Less than a year later, his mother, Amber Patterson, reported big changes in Ian. He now went to movies and sat glued to the screen; before, he had been bored and fidgety. He now tried to form words; before, he merely mumbled. His mother said she was certain he would eventually overcome the greatest challenge to the deaf and learn to speak.

This is where the credits ought to roll, sending you out of the theater with that happily-ever-after feeling.

But Ian, now almost 19, and his family still work hard at what comes easily to others. At home, only his mother is as expert as he in sign language. His older brother, Bo, is fluent but has moved out on his own. Ian's stepfather and his younger brother and sisters use only the most basic sign language and improvisation. With strangers, he must resort to pad and pencil--or merely pointing and gesturing.

His speech is indistinct to those not familiar with it, and his signing sometimes makes strangers uncomfortable.

"Maybe your voice sounds funny and you look weird because you're excited, and they don't understand that," said Ian through signs interpreted by his mother. "Maybe they're thinking I'm a little retarded. But I'm not retarded. I just can't hear."

"Ian's deafness has definitely made family life more of a struggle," said his mother, now Amber Toliver, 41. "Even just sitting down at a meal, we have to stop and answer his questions: 'Why are you laughing? What are they talking about?'

"He and I are a lot closer because of his deafness, but for the family . . . it makes it harder for them to be close. And grandparents and cousins, they don't know how to sign at all."

To stay in touch with his father, who moved to Arizona to work as a prison guard, Ian uses a TTY telephone, which has a typewriter keyboard like a computer. A telephone operator acts as translator between Ian's type and the caller's spoken language. Though slow, the system allows Ian to use the telephone.

Former teachers say Ian is creative and intelligent but that he often is frustrated when he misunderstands others or is misunderstood.

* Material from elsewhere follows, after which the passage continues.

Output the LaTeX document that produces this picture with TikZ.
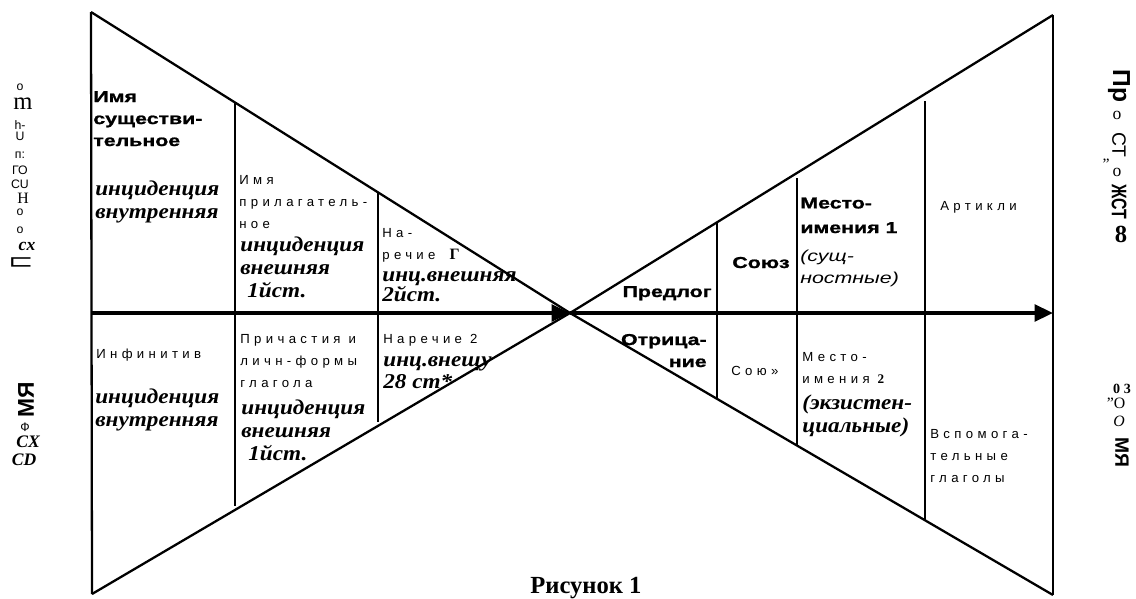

His frustration extended to his implant as well, which he began to resist at 7. By 11, he refused altogether, saying it bothered him. He still insists that he wants no part of modern implants that can produce much more distinct sound sensations.

"I am proud to be deaf," he said. "It's natural, I don't want to change. I am happy right now." He works at a small food dye factory and he hangs out with friends, although his parents don't approve of them. He wants to make his living as a graphic artist.

His mother concedes that raising a deaf son has been taxing, that fear of deafness accompanied each new birth, that "I've made mistakes, I know it."


Subtle hints went unnoticed. But when a dropped drinking glass shattered beside 5 1/2-month-old Ian and he didn't react, Amber knew. Tests confirmed Ian was profoundly deaf, and the doctor referred him to the House Ear Institute in Los Angeles.

One of Amber's first visits was to the institute's counselor.

"You mourn the loss of the normal child you thought you had," she said. "I felt bad that I felt that way. And there are family things: 'It must be your fault.' 'No, it must be your fault.' It was kind of tough. I wouldn't wish it on anybody."

Marital difficulties followed, but she and her husband, Robert, then a construction worker, decided to postpone their divorce until after Ian's surgery for a cochlear implant, an electronic device that was undergoing clinical trials in children.

A small electronic device was surgically implanted under the skin behind the ear and its single electrode positioned near the auditory nerve. A sort of hearing aid worn on the outside sensed sound and induced a small electric current in the implant, which stimulated the nerve. (Modern versions have up to 22 electrodes.)

The result was perceived sound like a staticky, poorly tuned radio, according to users who had once been able to hear. The rhythm of speech could be heard, but the words were indistinct. Even so, it was hoped the sounds would eventually help Ian read lips and learn to speak. But for Ian, they would do neither.